MUCH less clogging potential.
 
Book idle spec is different for AC cars.

They take into consideration the drop.

Split the difference between too much drop and too high without AC on.
 
Stop leak sucks especially Barr's except- I use pepper or aluma-seal. if absolutely necessary.

MUCH less clogging potential.
I absolutely detest any kind of potion in the cooling system... It's a temporary Band-Aid at best and always has potential for worst things to come and having to replace everything and clean the block out...
 
...and factory bend hoses with silicone bypass hose.
 
...and factory bend hoses with silicone bypass hose.
Well this suggestion is a bandaid at best but a little 12-inch Pusher fan like I'm about to install that comes with my aftermarket radiator kit activated when the AC comes on...
I understand that it should work correctly but in order to do that everything needs to be rechecked.. radiator needs to flow correctly, the thermostat needs to be completely opened and checked, and a high-volume water pump needs to be double check. Possibly overdrive pulleys..
Fan shroud?..
 
I find some things interesting about this car as it came from the factory.
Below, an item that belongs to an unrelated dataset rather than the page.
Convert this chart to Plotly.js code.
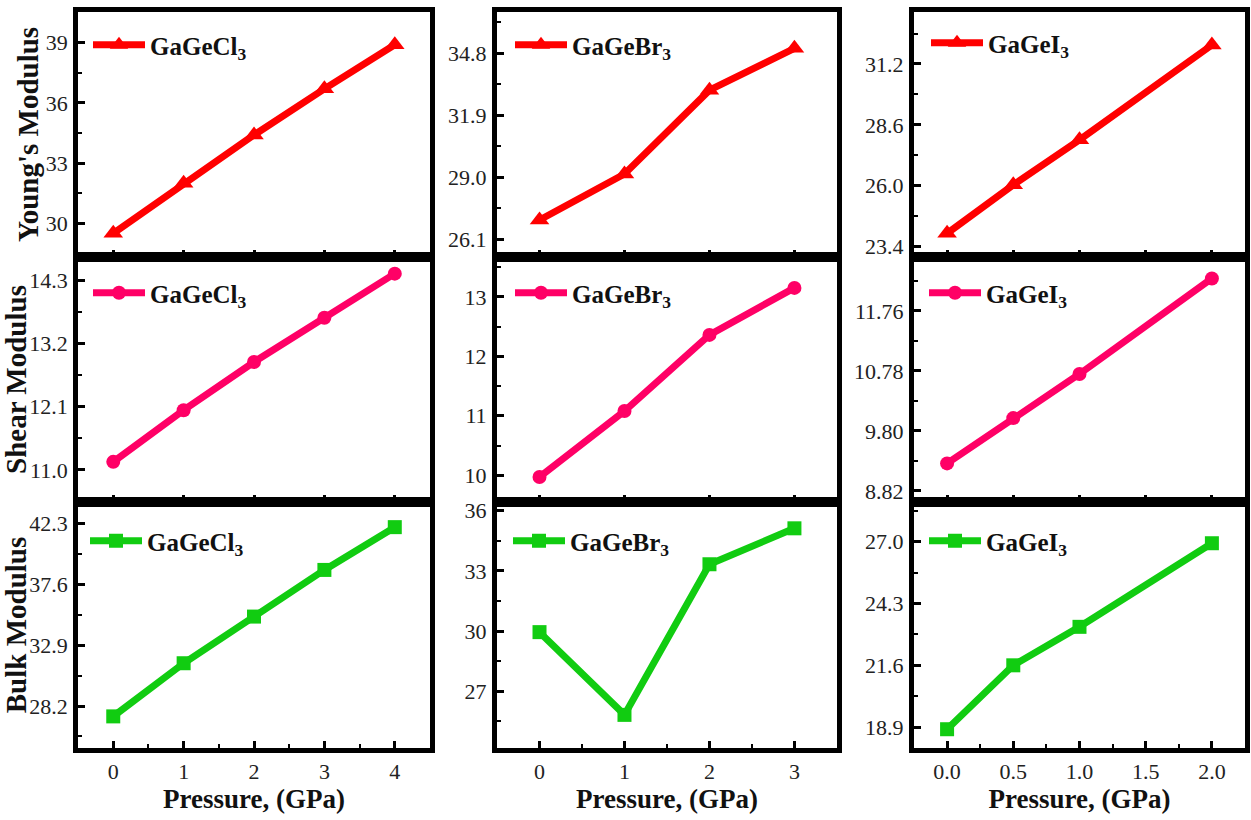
<!DOCTYPE html>
<html>
<head>
<meta charset="utf-8">
<script src="https://cdn.plot.ly/plotly-3.0.1.min.js"></script>
<style>html,body{margin:0;padding:0;background:#fff;}#chart{width:1251px;height:820px;}</style>
</head>
<body>
<div id="chart"></div>
<script>
// ---- data ----
const pressureCl = [0, 1, 2, 3, 4];
const pressureBr = [0, 1, 2, 3];
const pressureI  = [0, 0.5, 1, 2];

const youngCl = [29.5, 32.0, 34.4, 36.7, 38.9];
const shearCl = [11.14, 12.04, 12.88, 13.65, 14.42];
const bulkCl  = [27.4, 31.5, 35.1, 38.7, 42.0];

const youngBr = [27.0, 29.15, 33.07, 35.03];
const shearBr = [9.97, 11.08, 12.36, 13.15];
const bulkBr  = [29.95, 25.83, 33.33, 35.12];

const youngI = [23.97, 26.04, 27.96, 32.01];
const shearI = [9.27, 10.01, 10.73, 12.29];
const bulkI  = [18.81, 21.6, 23.28, 26.93];

const compounds = ['GaGeCl<sub>3</sub>', 'GaGeBr<sub>3</sub>', 'GaGeI<sub>3</sub>'];
const rowTitles = ["Young's Modulus", 'Shear Modulus', 'Bulk Modulus'];
const xTitle = 'Pressure, (GPa)';

const xTicksCl = [0, 1, 2, 3, 4];
const xTicksBr = [0, 1, 2, 3];
const xTicksI  = [0, 0.5, 1, 1.5, 2];
const xTickTextI = ['0.0', '0.5', '1.0', '1.5', '2.0'];

const yTicksYoungCl = [30, 33, 36, 39];
const yTicksShearCl = [11.0, 12.1, 13.2, 14.3];
const yTicksBulkCl  = [28.2, 32.9, 37.6, 42.3];
const yTicksYoungBr = [26.1, 29.0, 31.9, 34.8];
const yTicksShearBr = [10, 11, 12, 13];
const yTicksBulkBr  = [27, 30, 33, 36];
const yTicksYoungI  = [23.4, 26.0, 28.6, 31.2];
const yTicksShearI  = [8.82, 9.80, 10.78, 11.76];
const yTicksBulkI   = [18.9, 21.6, 24.3, 27.0];

// ---- layout helpers ----
const colX = [[0.0624, 0.3437], [0.3973, 0.6690], [0.7306, 0.9952]];
const rowY = [[0.6866, 0.9854], [0.3878, 0.6866], [0.0878, 0.3878]];
const xRanges = [[-0.5, 4.5], [-0.5, 3.5], [-0.25, 2.25]];
const xMinor = [0.5, 0.5, 0.25];
const rowColors = ['#ff0000', '#ff0066', '#11cc11'];
const rowSymbols = ['triangle-up', 'circle', 'square'];

const panels = [
  // row, col, x, y, yticks, decimals, yrange
  [0, 0, pressureCl, youngCl, yTicksYoungCl, 0, [28.32, 40.53]],
  [0, 1, pressureBr, youngBr, yTicksYoungBr, 1, [25.27, 36.73]],
  [0, 2, pressureI,  youngI,  yTicksYoungI,  1, [22.96, 33.42]],
  [1, 0, pressureCl, shearCl, yTicksShearCl, 1, [10.44, 14.71]],
  [1, 1, pressureBr, shearBr, yTicksShearBr, 0, [9.55, 13.67]],
  [1, 2, pressureI,  shearI,  yTicksShearI,  2, [8.64, 12.64]],
  [2, 0, pressureCl, bulkCl,  yTicksBulkCl,  1, [24.96, 43.94]],
  [2, 1, pressureBr, bulkBr,  yTicksBulkBr,  0, [24.18, 36.43]],
  [2, 2, pressureI,  bulkI,   yTicksBulkI,   1, [17.99, 28.73]]
];
const xTickSets = [[xTicksCl, xTicksCl.map(String)], [xTicksBr, xTicksBr.map(String)], [xTicksI, xTickTextI]];

const serif = '"Liberation Serif", "Times New Roman", serif';
const traces = [];
const layout = {
  width: 1251, height: 820,
  margin: {l: 0, r: 0, t: 0, b: 0},
  paper_bgcolor: '#fff', plot_bgcolor: '#fff',
  showlegend: true,
  font: {family: serif, color: '#111'}
};

// legend pixel positions (left px, top px)
const legendPos = [
  [[88, 22], [510, 22], [926, 20]],
  [[88, 270], [510, 270], [924, 270]],
  [[85, 518], [508, 518], [924, 518]]
];

panels.forEach((p, i) => {
  const [r, c, xs, ys, yt, dec, yr] = p;
  const n = i + 1;
  const xa = n === 1 ? 'x' : 'x' + n;
  const ya = n === 1 ? 'y' : 'y' + n;
  const lg = n === 1 ? 'legend' : 'legend' + n;
  traces.push({
    x: xs, y: ys, xaxis: xa, yaxis: ya, legend: lg,
    type: 'scatter', mode: 'lines+markers', name: compounds[c],
    line: {color: rowColors[r], width: 7},
    marker: {color: rowColors[r], symbol: rowSymbols[r], size: r === 0 ? 17 : 14}
  });
  const xk = n === 1 ? 'xaxis' : 'xaxis' + n;
  const yk = n === 1 ? 'yaxis' : 'yaxis' + n;
  const [tv, tt] = xTickSets[c];
  layout[xk] = {
    domain: colX[c], anchor: ya, range: xRanges[c],
    tickmode: 'array', tickvals: tv, ticktext: tt,
    showticklabels: r === 2,
    ticks: 'inside', ticklen: 7, tickwidth: 3, tickcolor: '#000',
    minor: {dtick: xMinor[c], tick0: 0, ticks: 'inside', ticklen: 4, tickwidth: 2, tickcolor: '#000'},
    showline: true, linewidth: 5, linecolor: '#000', mirror: true,
    showgrid: false, zeroline: false, fixedrange: true,
    tickfont: {family: serif, size: 22, color: '#222'},
    title: r === 2 ? {text: '<b>' + xTitle + '</b>', font: {family: serif, size: 27, color: '#111'}, standoff: 4} : undefined
  };
  const step = yt[1] - yt[0];
  layout[yk] = {
    domain: rowY[r], anchor: xa, range: yr,
    tickmode: 'array', tickvals: yt, ticktext: yt.map(v => v.toFixed(dec)),
    ticks: 'inside', ticklen: 7, tickwidth: 3, tickcolor: '#000',
    minor: {dtick: step / 2, tick0: yt[0], ticks: 'inside', ticklen: 4, tickwidth: 2, tickcolor: '#000'},
    showline: true, linewidth: 5, linecolor: '#000', mirror: true,
    showgrid: false, zeroline: false, fixedrange: true,
    tickfont: {family: serif, size: 22, color: '#222'},
    ticklabelstandoff: 1,
    title: c === 0 ? {text: '<b>' + rowTitles[r] + '</b>', font: {family: serif, size: 29, color: '#111'}, standoff: 0} : undefined
  };
  const [lx, ly] = legendPos[r][c];
  layout[lg] = {
    x: lx / 1251, y: 1 - ly / 820, xanchor: 'left', yanchor: 'top',
    xref: 'paper', yref: 'paper',
    bgcolor: 'rgba(0,0,0,0)', borderwidth: 0,
    itemwidth: 52, itemsizing: 'trace',
    font: {family: serif, size: 25, color: '#111', weight: 'bold'}
  };
});

Plotly.newPlot('chart', traces, layout, {displayModeBar: false, staticPlot: true});
</script>
</body>
</html>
AC car with no clutch fan, and no shroud.

I'm pretty sure both of those things were in vogue at the time.

I'm also currently looking for a suitable shroud to try ans well as contemplating a late model donor clutch fan, like from a Dakota.
 
I find some things interesting about this car as it came from the factory.

AC car with no clutch fan, and no shroud.

I'm pretty sure both of those things were in vogue at the time.

I'm also currently looking for a suitable shroud to try ans well as contemplating a late model donor clutch fan, like from a Dakota.
The sounds like a good direction...
 
I find some things interesting about this car as it came from the factory.

AC car with no clutch fan, and no shroud.

I'm pretty sure both of those things were in vogue at the time.

I'm also currently looking for a suitable shroud to try ans well as contemplating a late model donor clutch fan, like from a Dakota.
Also was there ever a time when you didn't have this problem?....
 
Good question.

I think right after I got it charged up is when I had my freeze plug issue that rapidly worsened.

So I think that's inconclusive.

I do remember driving it enough times to be happy the AC worked.

...and now I remember I didn't have the aftermarket temp gauge installed then either.

Another thing I'm recalling is that the radiator has been replaced.
It looks like a factory Mopar but doesn't have a part number on the tank.
I need to check to see how many rows a 73 318 AC car is supposed to have.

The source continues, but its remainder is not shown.